Arizona schools want the legislature to add over $300 million to K-12 funding in next year's budget. Not much chance that's gonna happen. Brewer is calling for a lower number, $70 million, which makes her a big spender compared to her Republican counterparts in the legislature. Both of those are serious chunks of change. Brewer’s $70 million figure actually sounds moderately generous, and the $300 million request might sound a little greedy. But neither number makes much sense until we know how much difference it makes in the grand education funding scheme of things.

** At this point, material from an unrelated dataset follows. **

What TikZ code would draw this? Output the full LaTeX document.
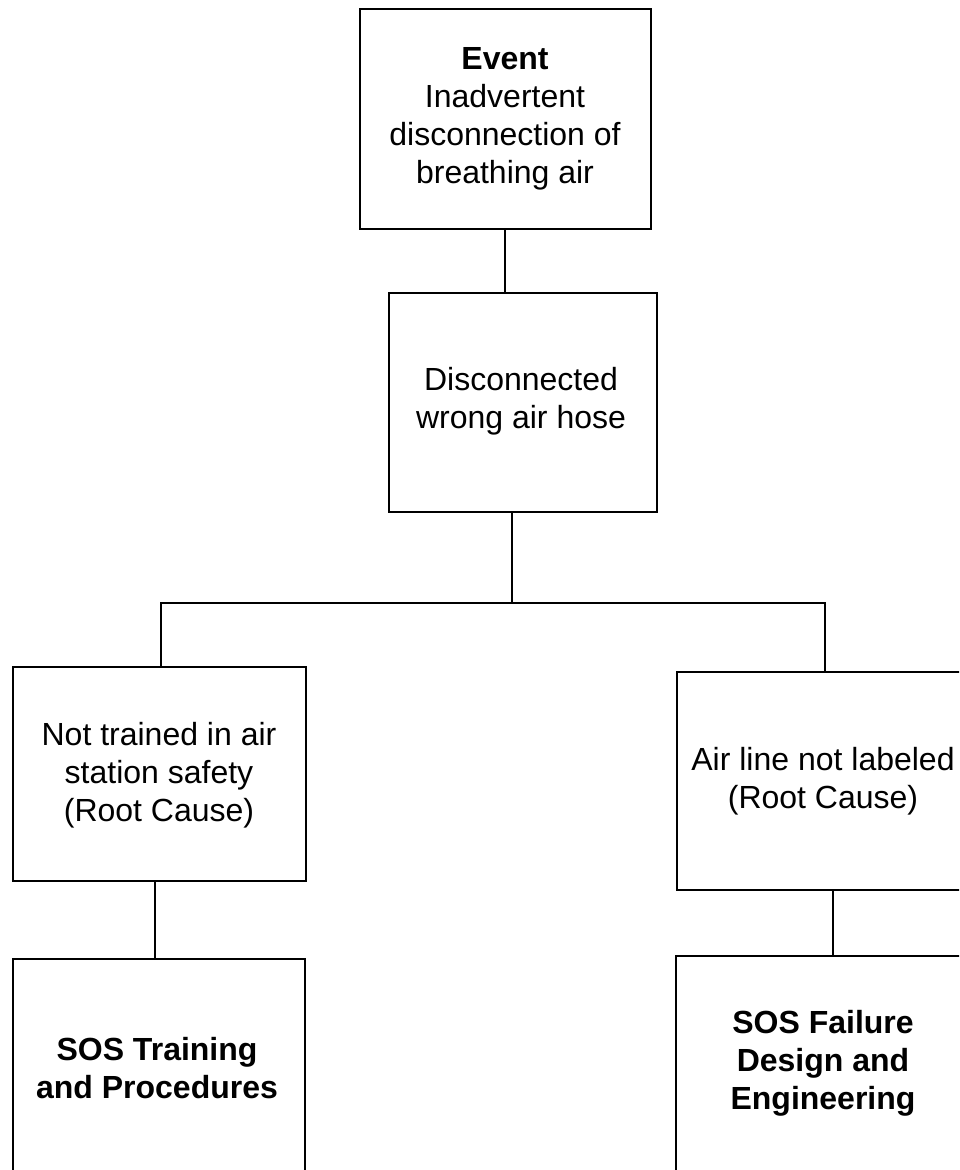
\documentclass[tikz,border=0pt]{standalone}
\usepackage{fontspec}
\setmainfont{Liberation Sans}
\begin{document}
\begin{tikzpicture}[x=1pt,y=-1pt,
  box/.style={draw=black, line width=2.4pt, rectangle, inner sep=0pt, anchor=north west},
  txt/.style={inner sep=0pt, anchor=base, text=black},
  conn/.style={draw=black, line width=2.4pt}]
\useasboundingbox (0,0) rectangle (959,1170);
\clip (0,0) rectangle (959,1170);
\newcommand{\mytxt}[1]{\parbox[t]{320pt}{\centering\fontsize{32}{38}\selectfont #1}}
% boxes
\node[box, minimum width=291pt, minimum height=220pt] (ev) at (359,8) {};
\node[box, minimum width=268pt, minimum height=219pt] (dis) at (388,292) {};
\node[box, minimum width=293pt, minimum height=214pt] (lb) at (12,666) {};
\node[box, minimum width=300pt, minimum height=218pt] (rb) at (676,671) {};
\node[box, minimum width=292pt, minimum height=260pt] (lbb) at (12,958) {};
\node[box, minimum width=300pt, minimum height=260pt] (rbb) at (675,955) {};
% texts
\node[txt] (evt) at (505,69) {\mytxt{\textbf{Event}\\Inadvertent\\disconnection of\\breathing air}};
\node[txt] (dist) at (521,390) {\mytxt{Disconnected\\wrong air hose}};
\node[txt] (lbt) at (159,745) {\mytxt{Not trained in air\\station safety\\(Root Cause)}};
\node[txt] (rbt) at (823,770) {\mytxt{Air line not labeled\\(Root Cause)}};
\node[txt] (lbbt) at (157,1060) {\mytxt{\textbf{SOS Training}\\\textbf{and Procedures}}};
\node[txt] (rbbt) at (823,1033) {\mytxt{\textbf{SOS Failure}\\\textbf{Design and}\\\textbf{Engineering}}};
% junction coordinates
\coordinate (j) at (512,603);
\coordinate (jl) at (161,603);
\coordinate (jr) at (825,603);
\coordinate (cl) at (155,0);
\coordinate (cr) at (833,0);
\coordinate (ce) at (505,0);
% connectors
\draw[conn] (ev.south -| ce) -- (dis.north -| ce);
\draw[conn] (dis.south -| j) -- (j);
\draw[conn] (lb.north -| jl) -- (jl) -- (jr) -- (rb.north -| jr);
\draw[conn] (lb.south -| cl) -- (lbb.north -| cl);
\draw[conn] (rb.south -| cr) -- (rbb.north -| cr);
\end{tikzpicture}
\end{document}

To understand what's going on, here are the two numbers you need to start with. About a million students attend Arizona’s K-12 public schools — that's district and charter schools combined — and the school year is 180 days long. So when you add a million dollars to the education budget, you’re adding a dollar per student per year, or a half a penny per student per day. A million dollars doesn’t go very far when it’s spread over all our public schools.

So, Brewer’s $70 million increase? That comes to $70 per student per year, or 39 cents a day. The schools' request for a $300 million increase (which, by the way, is the amount the state should be spending if funding had kept up with inflation over the past five years)? That’s a $300 increase per student, or $1.67 per day.

According to 2011 census numbers, Arizona is 47th out of 50 states in the amount we spend per student, just below Oklahoma. If we increase our spending by Brewer’s $70 million and Oklahoma stays put, we’ll move up to 46th place, inching out Oklahoma by $13. But if we boost our spending by the $300 million the schools are asking for, we’ll move up to (drum roll, please) the same 46th place. We’d still need another $85 million to equal 45th place Mississippi.

For once, I’m not going to draw any conclusions in this post. I’ll leave that to readers and commenters. I just want people to understand how those big budget numbers relate to the real world of students and schools.